The novelty of the concept is that it has no discernible origin: The business is internationally inspired with the idea of the food truck from the United States, the baked potato from England and the fillings from Turkey. However, Gerges is proud to say that all of the ingredients are locally grown.
But the originality of the concept isn’t the only draw for diners on the move. There are also the low prices, which range from LL6,000 to LL11,000. And then there is the key ingredient: a simple and reliable menu of potatoes and vegetables.
The menu also includes two types of Gerges’ own homemade cookies: large chocolate chip and Oreo-peanut butter (at LL4,000 each).
Whatever the reason, the Spuds truck attracts lines of eager street diners for lunch, dinner and midnight munchies.
“Sometimes people come back three times in one night,” Gerges says, somewhat in amazement at the popularity of his enterprise that is flourishing despite – or perhaps because of – its quirkiness.
The bright yellow truck – which takes up two spaces – is parked in different neighborhoods throughout Beirut, sometimes making appearances in other parts of the country such as Jounieh and Faqra, as well as big festivals such as at Wicker Park in Batroun earlier this month.
About three hours before the Spuds truck arrives in an area, Gerges alerts his 650 followers on Facebook and a similar number on Twitter of his truck’s next whereabouts so they’ll know where to get their hot potatoes.
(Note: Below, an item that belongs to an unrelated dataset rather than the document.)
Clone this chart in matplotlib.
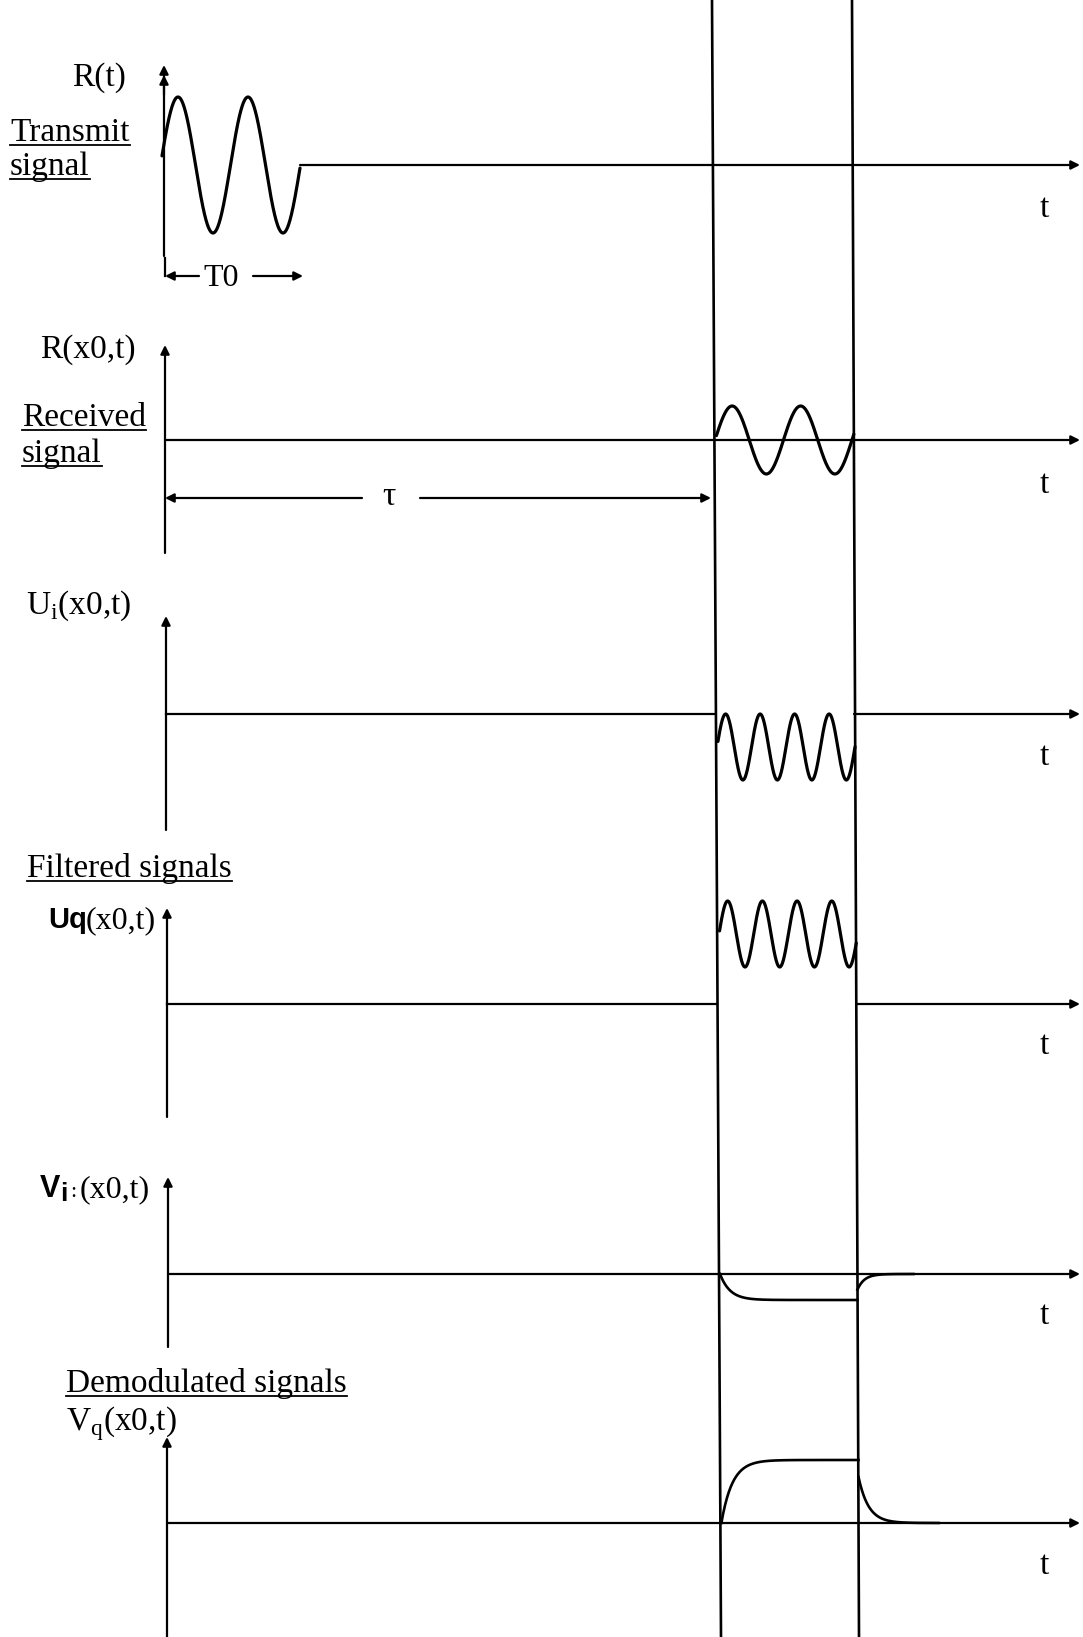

Once he gets there, he checks in on Foursquare.
Gerges’ favorite spot to park his truck is in Mar Mikhael. There, on the main street lined with bars and nightclubs, he gets the best business from late-night revelers who like to get a quick bite to eat between their evening drinks and late-night dancing.
He once tried parking his truck in front of the Four Seasons Hotel across from Zaitunay Bay, but he says an unwelcoming security guard told him to leave – even after showing his permit – so he returned to the more casual and friendly Mar Mikhael.
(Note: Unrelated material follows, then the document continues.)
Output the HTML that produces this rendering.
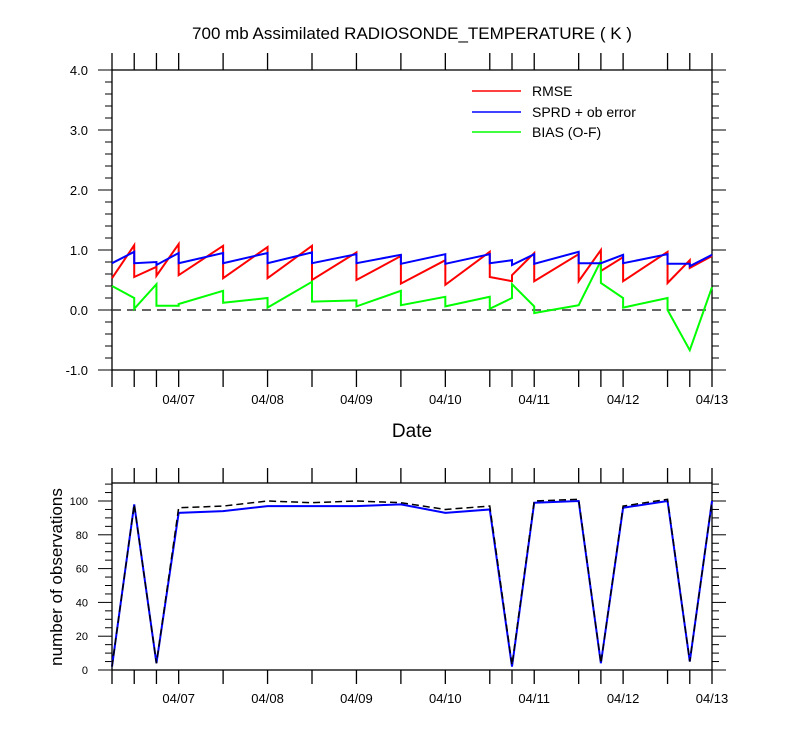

But it was a long road to the fun-welcoming streets of Mar Mikhael.
Gerges says he spent two years applying for a work permit and getting approval from the Health, Interior and Tourism ministries as well as from various municipalities.
Now that he has all of the required paperwork for his mobile food business, Gerges is looking forward to opening a second truck in the coming months. He says he would like to branch out into the region and also into other quick meals, such as sandwiches – but he doesn’t have plans to abandon the beloved tuber that put him in business.
“I love the potato,” he says. “It’s a simple, tasty food.”